„Hello Surprise“ von Stephan Thoss und Yuki Mori.

„Hello Surprise“ von Stephan Thoss und Yuki Mori.

Wie die Zeit verrinnt

Regensburg-Mannheimer Mix beim neuen Tanzabend „Hello Surprise“ am Nationaltheater Mannheim

„Sweet Shadow“ von Stephan Thoss und „Loops“ von Yuki Mori gestalten einen abwechslungsreichen wenn auch nicht ganz überzeugenden Tanzabend.

Mannheim, 19/05/2017

Der neue Mannheimer Ballettchef Stephan Thoss versteht sich ganz offensichtlich nicht nur selbst als Choreograf, sondern als Entdecker und Förderer choreografischer Talente.

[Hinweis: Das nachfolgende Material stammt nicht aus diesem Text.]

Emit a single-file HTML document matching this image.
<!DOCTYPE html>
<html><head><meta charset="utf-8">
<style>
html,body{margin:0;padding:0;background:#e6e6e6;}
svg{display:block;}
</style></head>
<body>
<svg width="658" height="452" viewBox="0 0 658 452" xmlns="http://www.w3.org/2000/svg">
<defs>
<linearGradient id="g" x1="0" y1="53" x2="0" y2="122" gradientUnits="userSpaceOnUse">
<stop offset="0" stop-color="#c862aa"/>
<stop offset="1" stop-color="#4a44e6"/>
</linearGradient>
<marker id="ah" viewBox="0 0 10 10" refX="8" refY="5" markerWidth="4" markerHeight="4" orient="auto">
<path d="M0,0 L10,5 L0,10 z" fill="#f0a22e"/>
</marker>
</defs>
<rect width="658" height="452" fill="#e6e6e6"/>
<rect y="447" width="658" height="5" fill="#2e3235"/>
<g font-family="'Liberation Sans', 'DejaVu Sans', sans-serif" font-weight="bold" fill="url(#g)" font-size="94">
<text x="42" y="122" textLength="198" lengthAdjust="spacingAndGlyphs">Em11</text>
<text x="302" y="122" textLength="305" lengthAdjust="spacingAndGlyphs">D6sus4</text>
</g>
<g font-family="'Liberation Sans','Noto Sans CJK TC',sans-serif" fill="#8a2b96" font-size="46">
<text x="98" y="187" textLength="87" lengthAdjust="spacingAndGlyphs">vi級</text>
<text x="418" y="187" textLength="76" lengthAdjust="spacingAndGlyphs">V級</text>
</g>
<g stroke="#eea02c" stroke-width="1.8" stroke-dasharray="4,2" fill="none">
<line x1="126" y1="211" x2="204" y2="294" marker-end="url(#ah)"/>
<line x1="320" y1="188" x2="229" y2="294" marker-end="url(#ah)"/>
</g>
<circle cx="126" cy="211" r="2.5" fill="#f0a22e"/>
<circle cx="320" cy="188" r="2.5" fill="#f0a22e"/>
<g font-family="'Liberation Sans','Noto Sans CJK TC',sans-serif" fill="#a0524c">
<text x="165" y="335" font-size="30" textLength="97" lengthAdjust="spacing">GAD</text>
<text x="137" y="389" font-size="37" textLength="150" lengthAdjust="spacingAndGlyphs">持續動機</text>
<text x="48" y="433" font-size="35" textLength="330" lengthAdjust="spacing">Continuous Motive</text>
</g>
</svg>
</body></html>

So gibt es zum Ende seiner ersten Spielzeit - mit den üblichen drei Premieren - noch etwas ‚Bonusmaterial’ obendrauf: eine vierte Premiere in einem ganz ungewöhnlichen Format. Denn neben dem obligatorischen eigenen künstlerischen Fingerabdruck für Thoss und einer kleinen Spielwiese für seinen Ballettmeister und Hauschoreografen Guiseppe Spota bietet der Tanzabend „Hello Surprise“ die Begegnung mit einem weiteren Ex-Ensemblemitglied der Thoss-Kompanie zu Wiesbadener Zeiten. Der Japaner Yuko Mori ist inzwischen zum Leiter des Tanzensembles am Theater Regensburg avanciert. In dieser Eigenschaft hatte ihn Stephan Thoss gleich samt einem zehnköpfigen Ensemble eingeladen und präsentiert nun einen eigenwilligen Mix aus Eigenproduktion und Gastspiel.

Den Auftakt machte Guiseppe Spota mit einem Remake aus Wiesbadener Zeiten, einem Gala-tauglichen Kabinettstückchen. Der Pas de deux „tangled“ zeigt eine besondere Form körperlicher Vertrautheit wie eine intensive Kontaktimprovisation. Mit derselben Selbstverständlichkeit, mit der Emma Kate Tilson und Joris Bergmans ihre eigenen Bewegungen entwickeln, versuchen sie auch den Körper ihres Gegenübers zu steuern.

In „Sweet Shadow“ dagegen (eine Arbeit von Stephan Thoss aus dem Jahr 2009) gibt es nur Selbstdarsteller, acht an der Zahl. Sie präsentieren sich in raffiniertem Licht nach individuellen Kräften, und doch fehlt ihrem Tanz etwas ganz Entscheidendes: die Zuwendung zu einem Gegenüber. Die Leerstelle symbolisiert ein rotes Prachtkleid, das als pure Hülle mitten auf der Bühne steht.

Die zweite Hälfte des Abends gehörte den Gästen aus Regensburg, die in zehnköpfiger Besetzung angereist waren und sich als attraktives, vielfältig differenziertes Ensemble präsentieren konnten. Yuki Mori erzählt in „Loops“ die allgegenwärtige Geschichte vom Verrinnen der Zeit. Dabei wird nicht eine kontinuierliche Geschichte erzählt, sondern auf bekannte Muster abgehoben: Das Telefon, an dessen Ende niemand abnimmt, der Mann, der in die Kampfuniform steigen muss, die Frau, die Bild und Brief hütet, das Paar, das auseinandergetrieben wird – vom tänzerisch personifizierten Schicksal, oder, weniger pathetisch ausgedrückt, von der vergänglichen Zeit. Auch die Musik (eine Minimalkomposition von Simeon ten Holt) beschwört fast hypnotisch eine Endlosschleife. Das alles fängt spannend an und dauert am Ende ein kleines bisschen zu lang – dennoch: Herzlicher Beifall für den Mannheim-Regensburger Mix.